Inside Zendaya and Tom Holland’s low-key London life

Pain au chocolat? Pistachio rose cake? A couple of puff pastry cheese straws? Or perhaps those obscenely addictive olive and feta cheese borekitas (that, admittedly, work out approximate £1 per bite?) Folks, gather round! Settle in for this week’s pop culture quiz you never thought you needed: what treat to-go did Zendaya purchase from GAIL’s Bakery this weekend?

The mystery remains unsolved — sadly. Still, there was something sweetly arresting about the image, nonetheless. The Emmy award winner with a net worth of a reported $20 million, someone whose reached such a stratospheric level of fame she’s referred to on a first-name basis only, mooching around South West London pavements amongst the other locals hoping for a hit of caffeine and sunshine. Clutching an iced coffee, two San Pellegrino’s and a brown takeaway box…it all looked so normal. So distinctly un-Hollywood. Not a green juice, nor a yoga mat, in sight.

Even more joyfully? For those of you like me who’ve been playing virtual eye spy in recent months, curiously inspecting the former Disney star’s footprint in the capital with her Marvel man (officially they’ve been dating for over two years) — Spiderman star Tom Holland, also 26-years-old — this is not some isolated intermission from the pair’s excessive, wealth-displaying, day-to-day life. Uh-uh!

Tom Holland and Zendaya at Hampton Court

/ Tracy Borman

In fact, mounting evidence would suggest quite the opposite for the power couple, currently refurbishing a £2.5million six-bedroom property they bought together in Richmond last year. When they’re off the clock, in-between blockbuster film and TV projects, on paper they consistently prefer the lo-fi life. Simple pleasures. Over the long Easter break, for instance, instead of booking a grandeur great escape, they opted in for wholesome and historical geekery near their home. Paying a relatively modest £26 to play tourists for the day, sightseeing at Hampton Court Palace; listening to a guided tour before exploring its undeniably romantic (if ludicrously capacious) grounds. “One of the most special moments working at the palace being part of my phenomenal friend @tracy.borman smashing tour for @tomholland2013 and @zendaya, who were just the most lovely and down to earth people,” historian James Peacock wrote on Instagram. “[A] moment to treasure forever.”

Historian Tracy Borman shares photos with Tom Holland and Zendaya

/ Tracy Borman

There’s other stuff too. You know, just average Londoner-stomping-around stuff. Running errands to afternoon dates in the capital. Holland taking huge bags of pre-loved clothes and shoes into a Cancer Research UK branch, say, or instead of partying in La La Land on Oscars night last month roaming around rainy Richmond Park. A personal favourite: mid-week Waitrose shops.

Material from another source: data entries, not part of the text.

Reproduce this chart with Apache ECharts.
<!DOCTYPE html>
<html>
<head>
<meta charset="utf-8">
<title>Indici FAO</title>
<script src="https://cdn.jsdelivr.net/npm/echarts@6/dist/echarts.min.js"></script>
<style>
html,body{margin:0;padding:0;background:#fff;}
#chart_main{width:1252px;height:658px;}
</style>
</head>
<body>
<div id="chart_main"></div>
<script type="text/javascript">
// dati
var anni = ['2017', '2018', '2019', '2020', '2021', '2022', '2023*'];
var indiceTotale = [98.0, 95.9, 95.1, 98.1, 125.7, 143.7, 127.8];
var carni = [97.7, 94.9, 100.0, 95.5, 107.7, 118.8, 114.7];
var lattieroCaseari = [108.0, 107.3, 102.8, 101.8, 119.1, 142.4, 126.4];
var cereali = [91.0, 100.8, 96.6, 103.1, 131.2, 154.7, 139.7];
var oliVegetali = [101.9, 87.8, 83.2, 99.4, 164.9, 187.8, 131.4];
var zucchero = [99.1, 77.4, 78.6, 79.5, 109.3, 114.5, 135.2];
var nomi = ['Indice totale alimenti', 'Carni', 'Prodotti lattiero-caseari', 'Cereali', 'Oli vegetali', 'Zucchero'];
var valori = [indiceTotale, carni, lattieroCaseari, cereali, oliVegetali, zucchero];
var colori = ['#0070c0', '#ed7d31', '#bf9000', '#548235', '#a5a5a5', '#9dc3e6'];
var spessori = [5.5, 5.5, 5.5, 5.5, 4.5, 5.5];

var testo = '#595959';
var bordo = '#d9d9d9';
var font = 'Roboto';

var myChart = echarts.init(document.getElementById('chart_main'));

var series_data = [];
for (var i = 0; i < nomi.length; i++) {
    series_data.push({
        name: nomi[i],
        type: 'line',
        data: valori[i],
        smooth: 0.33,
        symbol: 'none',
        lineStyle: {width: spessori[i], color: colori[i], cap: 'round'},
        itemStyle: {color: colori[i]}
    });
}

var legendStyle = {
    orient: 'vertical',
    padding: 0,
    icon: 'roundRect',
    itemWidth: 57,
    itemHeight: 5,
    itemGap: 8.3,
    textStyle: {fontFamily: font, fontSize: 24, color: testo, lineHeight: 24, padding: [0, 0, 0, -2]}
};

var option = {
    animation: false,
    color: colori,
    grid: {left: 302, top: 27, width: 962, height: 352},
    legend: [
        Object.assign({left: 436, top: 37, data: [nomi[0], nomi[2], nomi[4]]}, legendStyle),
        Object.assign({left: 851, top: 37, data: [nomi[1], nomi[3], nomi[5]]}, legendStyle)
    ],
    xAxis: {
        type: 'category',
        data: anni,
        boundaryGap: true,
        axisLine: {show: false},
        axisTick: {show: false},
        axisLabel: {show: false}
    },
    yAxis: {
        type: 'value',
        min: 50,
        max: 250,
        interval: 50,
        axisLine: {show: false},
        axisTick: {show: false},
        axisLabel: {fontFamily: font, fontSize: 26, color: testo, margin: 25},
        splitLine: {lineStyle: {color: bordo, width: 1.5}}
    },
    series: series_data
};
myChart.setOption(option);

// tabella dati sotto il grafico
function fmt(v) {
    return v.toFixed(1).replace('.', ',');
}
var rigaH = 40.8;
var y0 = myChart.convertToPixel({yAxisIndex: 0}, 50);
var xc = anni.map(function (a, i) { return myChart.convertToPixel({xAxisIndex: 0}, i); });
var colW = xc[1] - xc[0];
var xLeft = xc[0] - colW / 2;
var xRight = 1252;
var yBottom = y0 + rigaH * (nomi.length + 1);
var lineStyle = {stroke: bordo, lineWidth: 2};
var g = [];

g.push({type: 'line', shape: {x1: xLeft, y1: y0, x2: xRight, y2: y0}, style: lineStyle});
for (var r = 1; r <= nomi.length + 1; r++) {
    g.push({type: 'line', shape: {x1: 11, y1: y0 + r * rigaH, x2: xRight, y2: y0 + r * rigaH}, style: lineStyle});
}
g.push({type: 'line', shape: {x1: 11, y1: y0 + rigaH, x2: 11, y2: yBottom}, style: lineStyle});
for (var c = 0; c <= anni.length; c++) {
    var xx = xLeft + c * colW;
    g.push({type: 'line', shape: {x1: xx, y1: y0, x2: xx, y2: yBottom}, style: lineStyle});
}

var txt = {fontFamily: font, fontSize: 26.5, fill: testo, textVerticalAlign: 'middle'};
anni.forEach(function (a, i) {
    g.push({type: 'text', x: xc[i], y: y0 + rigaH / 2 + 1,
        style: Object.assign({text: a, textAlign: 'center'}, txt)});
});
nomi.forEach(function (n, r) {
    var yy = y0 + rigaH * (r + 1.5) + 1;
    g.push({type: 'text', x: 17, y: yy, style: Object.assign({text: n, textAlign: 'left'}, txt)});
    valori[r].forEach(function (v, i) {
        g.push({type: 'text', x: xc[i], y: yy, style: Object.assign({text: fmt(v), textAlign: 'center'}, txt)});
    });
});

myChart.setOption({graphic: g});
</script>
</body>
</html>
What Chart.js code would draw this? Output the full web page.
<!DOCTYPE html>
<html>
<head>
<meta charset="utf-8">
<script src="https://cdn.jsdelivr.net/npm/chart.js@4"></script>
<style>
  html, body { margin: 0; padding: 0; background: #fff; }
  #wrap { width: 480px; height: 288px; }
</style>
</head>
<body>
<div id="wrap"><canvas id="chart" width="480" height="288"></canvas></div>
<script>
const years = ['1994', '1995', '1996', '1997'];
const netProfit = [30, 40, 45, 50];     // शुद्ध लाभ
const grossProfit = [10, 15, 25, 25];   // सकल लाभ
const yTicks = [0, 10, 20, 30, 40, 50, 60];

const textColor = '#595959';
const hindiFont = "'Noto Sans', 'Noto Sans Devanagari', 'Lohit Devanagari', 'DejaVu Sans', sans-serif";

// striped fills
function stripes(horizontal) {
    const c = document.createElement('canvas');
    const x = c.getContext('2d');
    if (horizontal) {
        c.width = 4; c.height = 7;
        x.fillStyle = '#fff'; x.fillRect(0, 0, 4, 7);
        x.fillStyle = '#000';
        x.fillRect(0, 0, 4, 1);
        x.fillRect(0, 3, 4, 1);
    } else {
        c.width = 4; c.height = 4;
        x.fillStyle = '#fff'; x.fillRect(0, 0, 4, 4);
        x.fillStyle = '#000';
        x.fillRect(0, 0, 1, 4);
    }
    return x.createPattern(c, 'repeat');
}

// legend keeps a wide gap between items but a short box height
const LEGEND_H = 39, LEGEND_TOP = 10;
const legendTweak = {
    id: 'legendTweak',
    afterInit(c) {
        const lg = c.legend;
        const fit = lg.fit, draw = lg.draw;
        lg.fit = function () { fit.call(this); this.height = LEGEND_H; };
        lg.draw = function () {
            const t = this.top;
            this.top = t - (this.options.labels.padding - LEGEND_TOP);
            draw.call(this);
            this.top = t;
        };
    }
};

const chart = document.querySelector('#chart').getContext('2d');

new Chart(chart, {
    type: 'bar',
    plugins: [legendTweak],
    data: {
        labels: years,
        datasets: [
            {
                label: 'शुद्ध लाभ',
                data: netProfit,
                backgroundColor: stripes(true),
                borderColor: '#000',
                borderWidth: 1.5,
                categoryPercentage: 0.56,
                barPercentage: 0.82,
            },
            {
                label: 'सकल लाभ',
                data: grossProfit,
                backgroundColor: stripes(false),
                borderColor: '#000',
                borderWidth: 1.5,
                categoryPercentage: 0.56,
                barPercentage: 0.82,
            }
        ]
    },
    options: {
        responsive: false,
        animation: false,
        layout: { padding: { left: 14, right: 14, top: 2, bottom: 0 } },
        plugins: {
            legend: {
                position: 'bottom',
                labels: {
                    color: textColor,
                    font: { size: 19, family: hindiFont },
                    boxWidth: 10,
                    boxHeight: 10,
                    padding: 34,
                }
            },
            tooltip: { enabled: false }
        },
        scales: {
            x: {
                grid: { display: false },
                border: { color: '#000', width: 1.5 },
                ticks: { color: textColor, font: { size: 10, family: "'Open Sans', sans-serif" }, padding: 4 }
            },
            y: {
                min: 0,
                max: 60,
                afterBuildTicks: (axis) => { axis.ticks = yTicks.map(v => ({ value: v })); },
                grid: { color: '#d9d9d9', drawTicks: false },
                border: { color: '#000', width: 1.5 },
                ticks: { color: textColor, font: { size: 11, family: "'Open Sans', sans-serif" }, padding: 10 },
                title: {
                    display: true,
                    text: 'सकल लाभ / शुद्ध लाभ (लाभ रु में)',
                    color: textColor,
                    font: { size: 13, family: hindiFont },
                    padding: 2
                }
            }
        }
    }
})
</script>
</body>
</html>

We see them in New Malden Waitrose from time to time, they’re both very casual

“We see [them] in New Malden Waitrose from time to time,” my colleague, who lives in the area, tells me. “They’re both very casual.” What’s the reception been of late? “Generally, the locals love him, his mum still lives in New Malden. He seems very grounded…although some people on the (New Malden Neighbourhood) Facebook group are a little moany and dismissive when their local appearances have made it onto MailOnline.” What’s their favourite aisle? Snacks? Condiments? Frozen goods? “No idea.”

Zendaya and Tom Holland at a photocall for their new film, Spider-Man: No Way Home

/ PA

I wonder, why is it that we lock in on, devour so readily, extraordinarily public figures acting (perceptively, at least) ordinary? Remember the media frenzy surrounding Pete Davidson taking Thee Kim Kardashian out for pizza and ice-cream dates? Are they, underneath it all, just like us? Would we, crucially, want them to be? Of course, celebrities cannot wholly function to mirror our lives: they’re too distorted by intense scrutiny and status, money in the bank and billboards with their faces on them for that to ever really be the case. As the author and journalist Jia Tolentino wrote in Trick Mirror: Reflections on Self-Delusion: “there’s a limit, I think, to the utility of reading celebrity lives like tea leaves.”

Yet, one cannot deny how softly soothing it is to visibly witness that, sure, you can have all the awards, all the glory, all the money, in the world. And still the thing that thing that clearly brings you the most joy is wearing your comfiest, most unglamourous, outfit to hand; blissfully bobbing around your local supermarket holding hands with someone you love.

If this isn’t nice, I don’t know what is.